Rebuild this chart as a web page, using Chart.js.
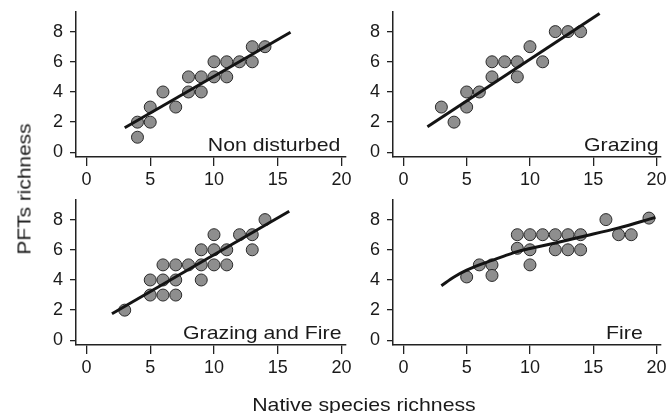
<!DOCTYPE html>
<html>
<head>
<meta charset="utf-8">
<script src="https://cdn.jsdelivr.net/npm/chart.js@4.4.0/dist/chart.umd.min.js"></script>
<style>
  body { margin: 0; background: #fff; }
  #wrap { position: relative; width: 668px; height: 413px; overflow: hidden; background: #fff;
          font-family: "Liberation Sans", Arial, sans-serif; color: #1a1a1a; }
  #wrap canvas { position: absolute; }
  .lbl { position: absolute; white-space: nowrap; line-height: 1; }
</style>
</head>
<body>
<div id="wrap">
  <canvas id="c1"></canvas>
  <canvas id="c2"></canvas>
  <canvas id="c3"></canvas>
  <canvas id="c4"></canvas>
</div>
<script>
// ---------------------------------------------------------
// data
// ---------------------------------------------------------
const xTicks = [0, 5, 10, 15, 20];
const yTicks = [0, 2, 4, 6, 8];

const panelNames = ['Non disturbed', 'Grazing', 'Grazing and Fire', 'Fire'];

const nonDistX = [4, 4, 5, 5, 6, 7, 8, 8, 9, 9, 10, 10, 11, 11, 12, 13, 13, 14];
const nonDistY = [2, 1, 3, 2, 4, 3, 5, 4, 5, 4, 6, 5, 6, 5, 6, 7, 6, 7];
const nonDistFitX = [3, 16];
const nonDistFitY = [1.63, 7.96];

const grazX = [3, 4, 5, 5, 6, 7, 7, 8, 9, 9, 10, 11, 12, 13, 14];
const grazY = [3, 2, 4, 3, 4, 6, 5, 6, 6, 5, 7, 6, 8, 8, 8];
const grazFitX = [1.9, 15.5];
const grazFitY = [1.7, 9.2];

const grazFireX = [3, 5, 5, 6, 6, 6, 7, 7, 7, 8, 9, 9, 9, 10, 10, 10, 11, 11, 12, 13, 13, 14];
const grazFireY = [2, 4, 3, 5, 4, 3, 5, 4, 3, 5, 6, 5, 4, 7, 6, 5, 6, 5, 7, 7, 6, 8];
const grazFireFitX = [2, 15.9];
const grazFireFitY = [1.76, 8.55];

const fireX = [5, 6, 7, 7, 9, 9, 10, 10, 10, 11, 12, 12, 13, 13, 14, 14, 16, 17, 18, 19.4];
const fireY = [4.2, 5, 5, 4.3, 7, 6.1, 7, 6, 5, 7, 7, 6, 7, 6, 7, 6, 8, 7, 7, 8.1];
const fireFitX = [3, 4, 5, 6, 7, 8, 9, 10, 12, 14, 17, 19.9];
const fireFitY = [3.62, 4.2, 4.65, 5.0, 5.3, 5.6, 5.88, 6.08, 6.45, 6.85, 7.45, 8.15];

// ---------------------------------------------------------
// layout of the four panels (page pixels)
// ---------------------------------------------------------
const PANELS = [
    { id: 'c1', left: 0,   top: 0,   w: 360, h: 200, area: [76, 12, 346, 157],  xs: nonDistX,  ys: nonDistY,  fx: nonDistFitX,  fy: nonDistFitY,  curve: false },
    { id: 'c2', left: 318, top: 0,   w: 350, h: 200, area: [393, 12, 663, 157], xs: grazX,     ys: grazY,     fx: grazFitX,     fy: grazFitY,     curve: false },
    { id: 'c3', left: 0,   top: 188, w: 360, h: 225, area: [76, 200, 346, 345], xs: grazFireX, ys: grazFireY, fx: grazFireFitX, fy: grazFireFitY, curve: false },
    { id: 'c4', left: 318, top: 188, w: 350, h: 225, area: [393, 200, 663, 345], xs: fireX,    ys: fireY,     fx: fireFitX,     fy: fireFitY,     curve: true }
];

// label positions: right edge and baseline of each panel name
const LABEL_POS = [[340, 150.7], [659, 150.7], [341.7, 339], [642.7, 339]];

Chart.defaults.font.family = '"Liberation Sans", Arial, sans-serif';
Chart.defaults.color = '#1a1a1a';

function toPoints(xs, ys) {
    return xs.map((x, i) => ({ x: x, y: ys[i] }));
}

function makePanel(p) {
    const canvas = document.getElementById(p.id);
    canvas.width = p.w;
    canvas.height = p.h;
    canvas.style.left = p.left + 'px';
    canvas.style.top = p.top + 'px';
    canvas.style.width = p.w + 'px';
    canvas.style.height = p.h + 'px';

    const [aL, aT, aR, aB] = p.area;
    const yWidth = aL - p.left;
    const xHeight = p.top + p.h - aB;

    new Chart(canvas.getContext('2d'), {
        type: 'scatter',
        data: {
            datasets: [
                {
                    data: toPoints(p.fx, p.fy),
                    showLine: true,
                    borderColor: '#141414',
                    borderWidth: 3,
                    pointRadius: 0,
                    tension: p.curve ? 0.4 : 0,
                    cubicInterpolationMode: p.curve ? 'monotone' : 'default',
                    order: 0
                },
                {
                    data: toPoints(p.xs, p.ys),
                    backgroundColor: '#8e8e8e',
                    borderColor: '#2a2a2a',
                    borderWidth: 1,
                    pointRadius: 6,
                    order: 1
                }
            ]
        },
        options: {
            responsive: false,
            devicePixelRatio: 1,
            animation: false,
            events: [],
            layout: { padding: { left: 0, top: aT - p.top, right: p.left + p.w - aR, bottom: 0 } },
            plugins: { legend: { display: false }, tooltip: { enabled: false } },
            scales: {
                x: {
                    type: 'linear',
                    min: -0.82,
                    max: 20.35,
                    afterBuildTicks: axis => { axis.ticks = xTicks.map(v => ({ value: v })); },
                    afterFit: s => { s.height = xHeight; s.paddingLeft = 0; s.paddingRight = 0; },
                    grid: { drawOnChartArea: false, drawTicks: true, tickLength: 9, color: '#222', lineWidth: 1.3 },
                    border: { display: true, color: '#222', width: 1.5 },
                    ticks: { font: { size: 18 }, padding: 3, color: '#1a1a1a', maxRotation: 0 }
                },
                y: {
                    type: 'linear',
                    min: -0.31,
                    max: 9.3,
                    afterBuildTicks: axis => { axis.ticks = yTicks.map(v => ({ value: v })); },
                    afterFit: s => { s.width = yWidth; s.paddingTop = 0; s.paddingBottom = 0; },
                    grid: { drawOnChartArea: false, drawTicks: true, tickLength: 6, color: '#222', lineWidth: 1.3 },
                    border: { display: true, color: '#222', width: 1.5 },
                    ticks: { font: { size: 18 }, padding: 7, color: '#1a1a1a' }
                }
            }
        }
    });
}

PANELS.forEach(makePanel);

// ---------------------------------------------------------
// texts
// ---------------------------------------------------------
const wrap = document.getElementById('wrap');

function addLabel(text, css) {
    const d = document.createElement('div');
    d.className = 'lbl';
    d.textContent = text;
    Object.assign(d.style, css);
    wrap.appendChild(d);
}

panelNames.forEach((name, i) => {
    const [right, base] = LABEL_POS[i];
    const fs = 19;
    addLabel(name, {
        fontSize: fs + 'px',
        right: (668 - right) + 'px',
        top: (base - 0.85 * fs) + 'px',
        transformOrigin: 'right center',
        transform: 'scaleX(1.12)'
    });
});

addLabel('Native species richness', {
    fontSize: '19px',
    left: '364px',
    top: (410.7 - 0.85 * 19) + 'px',
    transform: 'translateX(-50%) scaleX(1.12)'
});

addLabel('PFTs richness', {
    fontSize: '19px',
    left: '24px',
    top: '189px',
    transform: 'translate(-50%, -50%) rotate(-90deg) scaleX(1.1)'
});
</script>
</body>
</html>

→ Task to complete
Without the pictures, transcribe the listing above exactly.

→ Expected output
Rebuild this chart as a web page, using Chart.js.
<!DOCTYPE html>
<html>
<head>
<meta charset="utf-8">
<script src="https://cdn.jsdelivr.net/npm/chart.js@4.4.0/dist/chart.umd.min.js"></script>
<style>
  body { margin: 0; background: #fff; }
  #wrap { position: relative; width: 668px; height: 413px; overflow: hidden; background: #fff;
          font-family: "Liberation Sans", Arial, sans-serif; color: #1a1a1a; }
  #wrap canvas { position: absolute; }
  .lbl { position: absolute; white-space: nowrap; line-height: 1; }
</style>
</head>
<body>
<div id="wrap">
  <canvas id="c1"></canvas>
  <canvas id="c2"></canvas>
  <canvas id="c3"></canvas>
  <canvas id="c4"></canvas>
</div>
<script>
// ---------------------------------------------------------
// data
// ---------------------------------------------------------
const xTicks = [0, 5, 10, 15, 20];
const yTicks = [0, 2, 4, 6, 8];

const panelNames = ['Non disturbed', 'Grazing', 'Grazing and Fire', 'Fire'];

const nonDistX = [4, 4, 5, 5, 6, 7, 8, 8, 9, 9, 10, 10, 11, 11, 12, 13, 13, 14];
const nonDistY = [2, 1, 3, 2, 4, 3, 5, 4, 5, 4, 6, 5, 6, 5, 6, 7, 6, 7];
const nonDistFitX = [3, 16];
const nonDistFitY = [1.63, 7.96];

const grazX = [3, 4, 5, 5, 6, 7, 7, 8, 9, 9, 10, 11, 12, 13, 14];
const grazY = [3, 2, 4, 3, 4, 6, 5, 6, 6, 5, 7, 6, 8, 8, 8];
const grazFitX = [1.9, 15.5];
const grazFitY = [1.7, 9.2];

const grazFireX = [3, 5, 5, 6, 6, 6, 7, 7, 7, 8, 9, 9, 9, 10, 10, 10, 11, 11, 12, 13, 13, 14];
const grazFireY = [2, 4, 3, 5, 4, 3, 5, 4, 3, 5, 6, 5, 4, 7, 6, 5, 6, 5, 7, 7, 6, 8];
const grazFireFitX = [2, 15.9];
const grazFireFitY = [1.76, 8.55];

const fireX = [5, 6, 7, 7, 9, 9, 10, 10, 10, 11, 12, 12, 13, 13, 14, 14, 16, 17, 18, 19.4];
const fireY = [4.2, 5, 5, 4.3, 7, 6.1, 7, 6, 5, 7, 7, 6, 7, 6, 7, 6, 8, 7, 7, 8.1];
const fireFitX = [3, 4, 5, 6, 7, 8, 9, 10, 12, 14, 17, 19.9];
const fireFitY = [3.62, 4.2, 4.65, 5.0, 5.3, 5.6, 5.88, 6.08, 6.45, 6.85, 7.45, 8.15];

// ---------------------------------------------------------
// layout of the four panels (page pixels)
// ---------------------------------------------------------
const PANELS = [
    { id: 'c1', left: 0,   top: 0,   w: 360, h: 200, area: [76, 12, 346, 157],  xs: nonDistX,  ys: nonDistY,  fx: nonDistFitX,  fy: nonDistFitY,  curve: false },
    { id: 'c2', left: 318, top: 0,   w: 350, h: 200, area: [393, 12, 663, 157], xs: grazX,     ys: grazY,     fx: grazFitX,     fy: grazFitY,     curve: false },
    { id: 'c3', left: 0,   top: 188, w: 360, h: 225, area: [76, 200, 346, 345], xs: grazFireX, ys: grazFireY, fx: grazFireFitX, fy: grazFireFitY, curve: false },
    { id: 'c4', left: 318, top: 188, w: 350, h: 225, area: [393, 200, 663, 345], xs: fireX,    ys: fireY,     fx: fireFitX,     fy: fireFitY,     curve: true }
];

// label positions: right edge and baseline of each panel name
const LABEL_POS = [[340, 150.7], [659, 150.7], [341.7, 339], [642.7, 339]];

Chart.defaults.font.family = '"Liberation Sans", Arial, sans-serif';
Chart.defaults.color = '#1a1a1a';

function toPoints(xs, ys) {
    return xs.map((x, i) => ({ x: x, y: ys[i] }));
}

function makePanel(p) {
    const canvas = document.getElementById(p.id);
    canvas.width = p.w;
    canvas.height = p.h;
    canvas.style.left = p.left + 'px';
    canvas.style.top = p.top + 'px';
    canvas.style.width = p.w + 'px';
    canvas.style.height = p.h + 'px';

    const [aL, aT, aR, aB] = p.area;
    const yWidth = aL - p.left;
    const xHeight = p.top + p.h - aB;

    new Chart(canvas.getContext('2d'), {
        type: 'scatter',
        data: {
            datasets: [
                {
                    data: toPoints(p.fx, p.fy),
                    showLine: true,
                    borderColor: '#141414',
                    borderWidth: 3,
                    pointRadius: 0,
                    tension: p.curve ? 0.4 : 0,
                    cubicInterpolationMode: p.curve ? 'monotone' : 'default',
                    order: 0
                },
                {
                    data: toPoints(p.xs, p.ys),
                    backgroundColor: '#8e8e8e',
                    borderColor: '#2a2a2a',
                    borderWidth: 1,
                    pointRadius: 6,
                    order: 1
                }
            ]
        },
        options: {
            responsive: false,
            devicePixelRatio: 1,
            animation: false,
            events: [],
            layout: { padding: { left: 0, top: aT - p.top, right: p.left + p.w - aR, bottom: 0 } },
            plugins: { legend: { display: false }, tooltip: { enabled: false } },
            scales: {
                x: {
                    type: 'linear',
                    min: -0.82,
                    max: 20.35,
                    afterBuildTicks: axis => { axis.ticks = xTicks.map(v => ({ value: v })); },
                    afterFit: s => { s.height = xHeight; s.paddingLeft = 0; s.paddingRight = 0; },
                    grid: { drawOnChartArea: false, drawTicks: true, tickLength: 9, color: '#222', lineWidth: 1.3 },
                    border: { display: true, color: '#222', width: 1.5 },
                    ticks: { font: { size: 18 }, padding: 3, color: '#1a1a1a', maxRotation: 0 }
                },
                y: {
                    type: 'linear',
                    min: -0.31,
                    max: 9.3,
                    afterBuildTicks: axis => { axis.ticks = yTicks.map(v => ({ value: v })); },
                    afterFit: s => { s.width = yWidth; s.paddingTop = 0; s.paddingBottom = 0; },
                    grid: { drawOnChartArea: false, drawTicks: true, tickLength: 6, color: '#222', lineWidth: 1.3 },
                    border: { display: true, color: '#222', width: 1.5 },
                    ticks: { font: { size: 18 }, padding: 7, color: '#1a1a1a' }
                }
            }
        }
    });
}

PANELS.forEach(makePanel);

// ---------------------------------------------------------
// texts
// ---------------------------------------------------------
const wrap = document.getElementById('wrap');

function addLabel(text, css) {
    const d = document.createElement('div');
    d.className = 'lbl';
    d.textContent = text;
    Object.assign(d.style, css);
    wrap.appendChild(d);
}

panelNames.forEach((name, i) => {
    const [right, base] = LABEL_POS[i];
    const fs = 19;
    addLabel(name, {
        fontSize: fs + 'px',
        right: (668 - right) + 'px',
        top: (base - 0.85 * fs) + 'px',
        transformOrigin: 'right center',
        transform: 'scaleX(1.12)'
    });
});

addLabel('Native species richness', {
    fontSize: '19px',
    left: '364px',
    top: (410.7 - 0.85 * 19) + 'px',
    transform: 'translateX(-50%) scaleX(1.12)'
});

addLabel('PFTs richness', {
    fontSize: '19px',
    left: '24px',
    top: '189px',
    transform: 'translate(-50%, -50%) rotate(-90deg) scaleX(1.1)'
});
</script>
</body>
</html>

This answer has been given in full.